You make a good point that markets won't supply all goods and services. It is a partial problem solving network -- other problem solving networks may be needed (science and politics are just two other such systems).

As someone whose job it was to conceive, create, design, build and market new products for consumers (I was the corporate officer in charge of new product development for a large household-name corporation), I will add though that you are thinking about it backwards.

I directed my efforts and that of my team at discovering what it was that consumers wanted to buy (or would want to buy if I built it). Granted there had to be overlap -- it had to be something they wanted to buy and something we wanted to sell. In other words a win/win. Every business -- existing or potential -- thrives on discovering problems which people value more than it costs the company to solve. Markets are solution generation machines for a large class of goods and services people desire.

LD Bottorff writes:

All we have to do is spend an hour every 4 years.

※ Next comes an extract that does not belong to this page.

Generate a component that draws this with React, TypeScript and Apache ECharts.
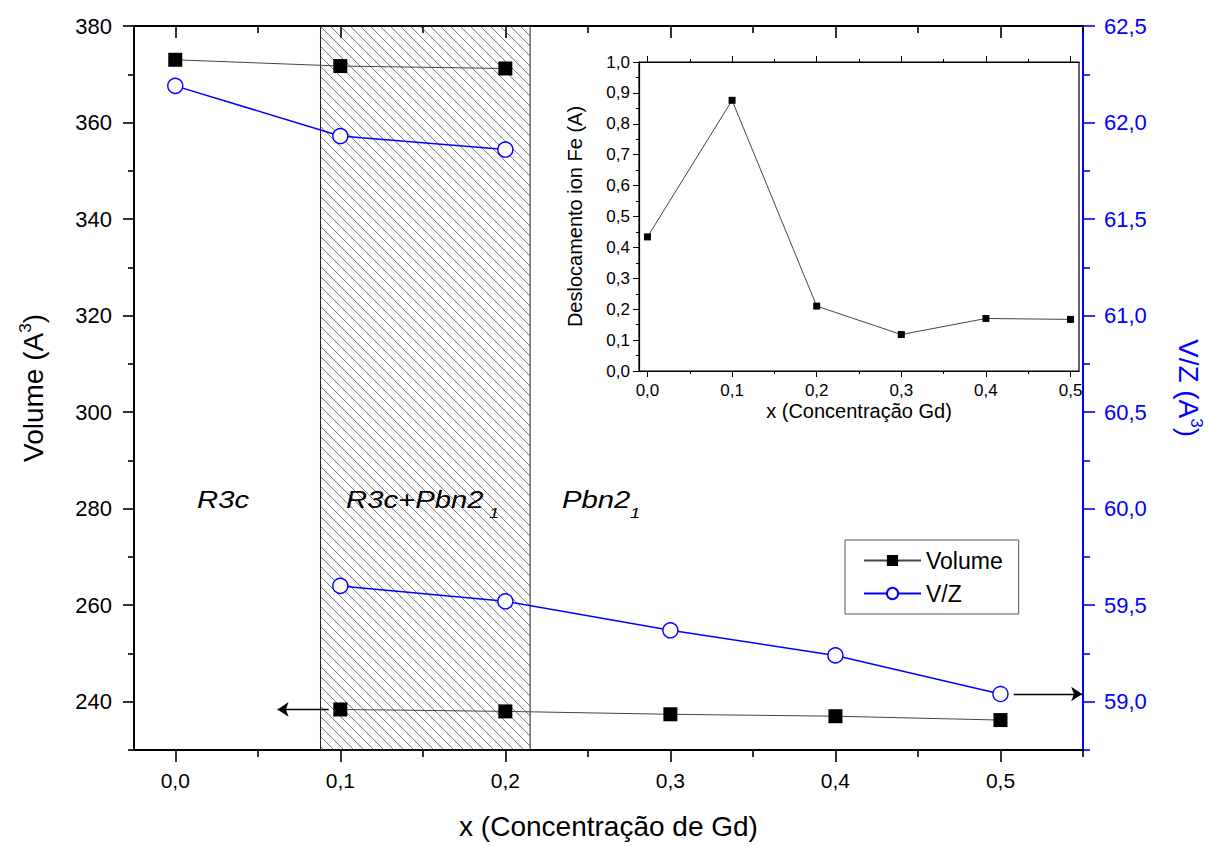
import React, { useEffect, useRef } from "react";
import * as echarts from "echarts";

// ---------- data ----------
const volumeR3c: [number, number][] = [
  [0.0, 373.0],
  [0.1, 371.7],
  [0.2, 371.2],
];
const volumePbn: [number, number][] = [
  [0.1, 238.4],
  [0.2, 238.0],
  [0.3, 237.4],
  [0.4, 237.0],
  [0.5, 236.2],
];
const vzR3c: [number, number][] = [
  [0.0, 62.19],
  [0.1, 61.93],
  [0.2, 61.86],
];
const vzPbn: [number, number][] = [
  [0.1, 59.6],
  [0.2, 59.52],
  [0.3, 59.37],
  [0.4, 59.24],
  [0.5, 59.04],
];
const insetDisplacement: [number, number][] = [
  [0.0, 0.434],
  [0.1, 0.876],
  [0.2, 0.21],
  [0.3, 0.118],
  [0.4, 0.17],
  [0.5, 0.167],
];
// two-phase (hatched) region, in x units
const mixedPhaseRange: [number, number] = [0.088, 0.215];
// arrows indicating which axis each series uses
const volumeArrowX: [number, number] = [0.093, 0.062];
const vzArrowX: [number, number] = [0.508, 0.5495];

// ---------- tick values ----------
const xMajor = [0, 0.1, 0.2, 0.3, 0.4, 0.5];
const xMinor = [0.05, 0.15, 0.25, 0.35, 0.45, 0.55];
const leftMajor = [240, 260, 280, 300, 320, 340, 360, 380];
const leftMinor = [230, 250, 270, 290, 310, 330, 350, 370];
const rightMajor = [59.0, 59.5, 60.0, 60.5, 61.0, 61.5, 62.0, 62.5];
const rightMinor = [58.75, 59.25, 59.75, 60.25, 60.75, 61.25, 61.75, 62.25];
const insetXMajor = [0, 0.1, 0.2, 0.3, 0.4, 0.5];
const insetXMinor = [0.05, 0.15, 0.25, 0.35, 0.45];
const insetYMajor = [0, 0.1, 0.2, 0.3, 0.4, 0.5, 0.6, 0.7, 0.8, 0.9, 1.0];
const insetYMinor = [0.05, 0.15, 0.25, 0.35, 0.45, 0.55, 0.65, 0.75, 0.85, 0.95];

const FONT = "Liberation Sans, Arial, sans-serif";
const BLUE = "#0000ff";
const comma1 = (v: number) => v.toFixed(1).replace(".", ",");

function tickAxis(opts: any) {
  const {
    gridIndex, position, min, max, ticks, length, inside = false,
    color = "#000", line = false, lineWidth = 2, labels, label = {}, extra = {},
  } = opts;
  return {
    type: "value",
    gridIndex,
    position,
    min,
    max,
    splitLine: { show: false },
    axisLine: { show: line, onZero: false, lineStyle: { color, width: lineWidth } },
    axisTick: {
      show: true,
      inside,
      length,
      customValues: ticks,
      lineStyle: { color, width: lineWidth === 2 ? 1.6 : 1 },
    },
    axisLabel: labels
      ? { show: true, customValues: labels, color, fontFamily: FONT, ...label }
      : { show: false },
    ...extra,
  };
}

function phaseText(text: string, x: number, y: number, size: number) {
  return {
    type: "text",
    x,
    y,
    scaleX: 1.22,
    z: 10,
    style: { text, fontSize: size, fontStyle: "italic", fontFamily: FONT, fill: "#000", verticalAlign: "top" },
  };
}

export default function App() {
  const ref = useRef<HTMLDivElement>(null);

  useEffect(() => {
    if (!ref.current) return;
    const chart = echarts.init(ref.current, null, { renderer: "svg" });

    const mainX = { min: -0.025, max: 0.55 };
    const mainYL = { min: 230, max: 380 };
    const mainYR = { min: 58.75, max: 62.5 };
    const insX = { min: -0.01, max: 0.51 };
    const insY = { min: 0, max: 1 };

    const option: any = {
      animation: false,
      backgroundColor: "#fff",
      textStyle: { fontFamily: FONT },
      grid: [
        { left: 134, top: 26, width: 949, height: 724, containLabel: false, outerBoundsMode: "none" },
        {
          left: 639, top: 62, width: 440, height: 309, show: true, outerBoundsMode: "none",
          backgroundColor: "#fff", borderColor: "#000", borderWidth: 1.2, z: 5,
        },
      ],
      legend: {
        orient: "vertical",
        left: 845,
        top: 540,
        itemWidth: 57,
        itemHeight: 14,
        itemGap: 10,
        padding: [9, 16, 9, 18],
        borderColor: "#555",
        borderWidth: 1,
        backgroundColor: "#fff",
        textStyle: { fontSize: 23, color: "#000", fontFamily: FONT },
        data: ["Volume", "V/Z"],
        selectedMode: false,
      },
      xAxis: [
        tickAxis({
          gridIndex: 0, position: "bottom", ...mainX, ticks: xMajor, length: 12, line: true,
          labels: xMajor, label: { formatter: comma1, fontSize: 21, margin: 20 },
          extra: {
            name: "x (Concentração de Gd)", nameLocation: "middle", nameGap: 62,
            nameTextStyle: { fontSize: 28, color: "#000", fontFamily: FONT },
          },
        }),
        tickAxis({ gridIndex: 0, position: "bottom", ...mainX, ticks: xMinor, length: 7 }),
        tickAxis({ gridIndex: 0, position: "top", ...mainX, ticks: xMajor, length: 12, inside: true, line: true }),
        tickAxis({ gridIndex: 0, position: "top", ...mainX, ticks: xMinor, length: 7, inside: true }),
        tickAxis({
          gridIndex: 1, position: "bottom", ...insX, ticks: insetXMajor, length: 6, line: true, lineWidth: 1.2,
          labels: insetXMajor, label: { formatter: comma1, fontSize: 17, margin: 11 },
          extra: {
            name: "x (Concentração Gd)", nameLocation: "middle", nameGap: 30, z: 6,
            nameTextStyle: { fontSize: 20, color: "#000", fontFamily: FONT },
          },
        }),
        tickAxis({ gridIndex: 1, position: "bottom", ...insX, ticks: insetXMinor, length: 3, lineWidth: 1.2, extra: { z: 6 } }),
        tickAxis({ gridIndex: 1, position: "top", ...insX, ticks: insetXMajor, length: 6, line: true, lineWidth: 1.2, extra: { z: 6 } }),
        tickAxis({ gridIndex: 1, position: "top", ...insX, ticks: insetXMinor, length: 3, lineWidth: 1.2, extra: { z: 6 } }),
      ],
      yAxis: [
        tickAxis({
          gridIndex: 0, position: "left", ...mainYL, ticks: leftMajor, length: 11, line: true,
          labels: leftMajor, label: { fontSize: 22, margin: 22 },
          extra: {
            name: "{n|Volume (A}{s|3}{n|)}", nameLocation: "middle", nameGap: 84,
            nameTextStyle: {
              color: "#000", fontFamily: FONT,
              rich: {
                n: { fontSize: 28, color: "#000", fontFamily: FONT },
                s: { fontSize: 17, color: "#000", fontFamily: FONT, padding: [0, 0, 16, 0] },
              },
            },
          },
        }),
        tickAxis({ gridIndex: 0, position: "left", ...mainYL, ticks: leftMinor, length: 6 }),
        tickAxis({
          gridIndex: 0, position: "right", ...mainYR, ticks: rightMajor, length: 12, line: true, color: BLUE,
          labels: rightMajor, label: { fontSize: 22, margin: 21, formatter: comma1 },
          extra: {
            name: "{n|V/Z (A}{s|3}{n|)}", nameLocation: "middle", nameGap: 89, nameRotate: -90,
            nameTextStyle: {
              color: BLUE, fontFamily: FONT,
              rich: {
                n: { fontSize: 28, color: BLUE, fontFamily: FONT },
                s: { fontSize: 17, color: BLUE, fontFamily: FONT, padding: [0, 0, 16, 0] },
              },
            },
          },
        }),
        tickAxis({ gridIndex: 0, position: "right", ...mainYR, ticks: rightMinor, length: 7, color: BLUE }),
        tickAxis({
          gridIndex: 1, position: "left", ...insY, ticks: insetYMajor, length: 6, line: true, lineWidth: 1.2,
          labels: insetYMajor, label: { fontSize: 17, margin: 9, formatter: comma1 },
          extra: {
            name: "Deslocamento ion Fe (A)", nameLocation: "middle", nameGap: 54, z: 6,
            nameTextStyle: { fontSize: 20, color: "#000", fontFamily: FONT },
          },
        }),
        tickAxis({ gridIndex: 1, position: "left", ...insY, ticks: insetYMinor, length: 3, lineWidth: 1.2, extra: { z: 6 } }),
      ],
      series: [
        {
          type: "custom",
          xAxisIndex: 0,
          yAxisIndex: 0,
          z: 1,
          silent: true,
          data: [[mixedPhaseRange[0], mixedPhaseRange[1], 300]],
          encode: { x: [0, 1], y: 2 },
          renderItem: (params: any, api: any) => {
            const x0 = api.coord([api.value(0), 300])[0];
            const x1 = api.coord([api.value(1), 300])[0];
            const cs = params.coordSys;
            const top = cs.y;
            const bottom = cs.y + cs.height;
            const children: any[] = [];
            const step = 10;
            for (let c = top - x1; c <= bottom - x0; c += step) {
              const xs = Math.max(x0, top - c);
              const xe = Math.min(x1, bottom - c);
              if (xe > xs) {
                children.push({
                  type: "line",
                  shape: { x1: xs, y1: xs + c, x2: xe, y2: xe + c },
                  style: { stroke: "#444", lineWidth: 0.75 },
                });
              }
            }
            children.push({
              type: "rect",
              shape: { x: x0, y: top, width: x1 - x0, height: bottom - top },
              style: { fill: "none", stroke: "#222", lineWidth: 1 },
            });
            return { type: "group", children };
          },
        },
        {
          name: "Volume",
          type: "line",
          xAxisIndex: 0,
          yAxisIndex: 0,
          data: volumeR3c,
          symbol: "rect",
          symbolSize: 14,
          itemStyle: { color: "#000" },
          lineStyle: { color: "#444", width: 1 },
          z: 3,
        },
        {
          name: "Volume",
          type: "line",
          xAxisIndex: 0,
          yAxisIndex: 0,
          data: volumePbn,
          symbol: "rect",
          symbolSize: 14,
          itemStyle: { color: "#000" },
          lineStyle: { color: "#444", width: 1 },
          z: 3,
          markLine: {
            silent: true,
            symbol: ["none", "arrow"],
            symbolSize: 11,
            label: { show: false },
            lineStyle: { color: "#000", width: 1.3, type: "solid" },
            data: [[
              { coord: [volumeArrowX[0], volumePbn[0][1]] },
              { coord: [volumeArrowX[1], volumePbn[0][1]] },
            ]],
          },
        },
        {
          name: "V/Z",
          type: "line",
          xAxisIndex: 0,
          yAxisIndex: 2,
          data: vzR3c,
          symbol: "circle",
          symbolSize: 15,
          itemStyle: { color: "#fff", borderColor: BLUE, borderWidth: 1.4 },
          lineStyle: { color: BLUE, width: 1.5 },
          z: 3,
        },
        {
          name: "V/Z",
          type: "line",
          xAxisIndex: 0,
          yAxisIndex: 2,
          data: vzPbn,
          symbol: "circle",
          symbolSize: 15,
          itemStyle: { color: "#fff", borderColor: BLUE, borderWidth: 1.4 },
          lineStyle: { color: BLUE, width: 1.5 },
          z: 3,
          markLine: {
            silent: true,
            symbol: ["none", "arrow"],
            symbolSize: 11,
            label: { show: false },
            lineStyle: { color: "#000", width: 1.3, type: "solid" },
            data: [[
              { coord: [vzArrowX[0], vzPbn[4][1]] },
              { coord: [vzArrowX[1], vzPbn[4][1]] },
            ]],
          },
        },
        {
          name: "Deslocamento",
          type: "line",
          xAxisIndex: 4,
          yAxisIndex: 4,
          data: insetDisplacement,
          symbol: "rect",
          symbolSize: 7,
          itemStyle: { color: "#000" },
          lineStyle: { color: "#444", width: 1 },
          z: 7,
        },
      ],
      graphic: [
        phaseText("R3c", 197, 488, 24),
        phaseText("R3c+Pbn2", 346, 488, 24),
        phaseText("1", 489, 506, 15),
        phaseText("Pbn2", 562, 488, 24),
        phaseText("1", 630, 506, 15),
      ],
    };

    chart.setOption(option);
    return () => chart.dispose();
  }, []);

  return (
    <div
      ref={ref}
      style={{ position: "fixed", left: 0, top: 0, width: 1208, height: 846, background: "#fff" }}
    />
  );
}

Are you implying that the only important office in our democracy is voted on a four-year basis? Do you not concern yourself with Congress, state legislatures, or state governors? And, I guarantee you that I spend more than an hour trying to figure out which judges to vote for.

Glen writes:

Consumers and voters are far, far from equally irrational.

Sure, consumers make poor decisions. But they usually learn from their mistakes, because the consequences – of both their mistake and their subsequently better-informed decision – are typically direct and profound. The next time, they make a better decision.

Voters have almost no ability to influence elections and even less ability to influence policies. The effects of voters' decisions are so highly attenuated as to be indistinguishable from randomness. So voters make choices based upon amorphous criteria like “Who cares about people like me?” or “What choice makes me feel good about myself?” or “Which candidate would I like to have a beer with?”

Like most academic central planners, Sunstein simply believes he is entitled to rule as a benevolent philosopher king.